1. Volunteering provides a sense of purpose


Volunteering can help you to take your mind off your worries. Whether you have broken up with your partner, retired, never worked before, lost somebody close to you or found yourself out of work, volunteering can give you a focus and something to get up for.

2. Volunteering increases self-confidence



We all go through difficult times in life and many of us lose self-confidence. Volunteering can help you to build up your confidence again and your identity. Helping others and the community can feel good and can give you a sense of pride.

3. Gain and develop skills and experience

Volunteering can help you to gain or develop a variety of specialist skills such as Adobe Photoshop if you are a voluntary graphic designer or cookery skills if you are a volunteer chef.

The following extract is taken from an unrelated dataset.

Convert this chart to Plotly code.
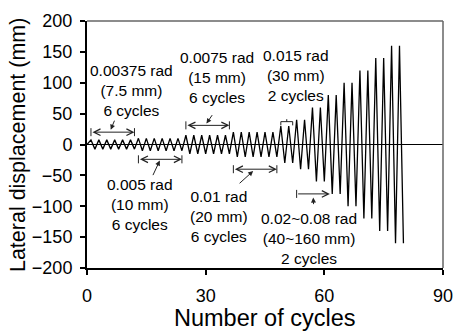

Volunteering also helps you to gain or further develop transferable skills such as problem solving, communication, team work, leadership, independent working and time management skills which are valued by all employers in all sectors. Whatever your situation, volunteering can help you to gain experience and skills that can help you to grow both personally and professionally.

4. Volunteering can help you to plan your next career move

Volunteering may be a hobby or it could be a stepping stone into paid work or a new career direction. Volunteering can very useful to “dip your toes into” to explore if a specific job or sector is for you before committing to studying qualifications or applying for jobs. You will see first-hand what the work involves and whether it is what you expected. You can also have conversations with your colleagues to find out more about the role and work out if you are a good fit.


5. Meet new people

Volunteering can help you to make friends and connections that could help you to progress throughout your career. Volunteering exposes you to people who have shared interests and these people could become your friends and/or they could help you to develop yourself both personally and professionally. Connecting with others is good for health and wellbeing and can help combat loneliness and depression.


6. Volunteering helps to combat depression

The NHS’ 5 steps to wellbeing are: connect with other people, be physically active, learn new skills, give to others and pay attention to the present moment. Volunteering can allow you to achieve these 5 steps which will improve your mental health. Volunteering can also help you to distract yourself from negative thought patterns and enable you to build a support network.

7. Improve your CV

All experience whether unpaid or paid deserves a place on your CV even if it’s not related to the role you are applying for. Volunteering is not essential, so if you do volunteer/have volunteered then this can make your CV stand out. Volunteering can say a lot about you as a person: your interests, values and passions which could be relevant to the job you want to apply for or the sector you want to work in. For example, a digital marketing volunteer role shows that you are creative and artistic and a helpline volunteer role shows you are empathetic and enjoy helping others.


8. Volunteering helps to counteract the effects of stress, anger and anxiety

Working with people and animals and helping them has been shown to improve mood and reduce stress and anxiety. When you volunteer you can agree with the organisation how often you would like to volunteer which can be helpful.


9. Receive a reference

Volunteering at an organisation can lead to a reference being written for you for another role whether it’s a paid job or another voluntary position.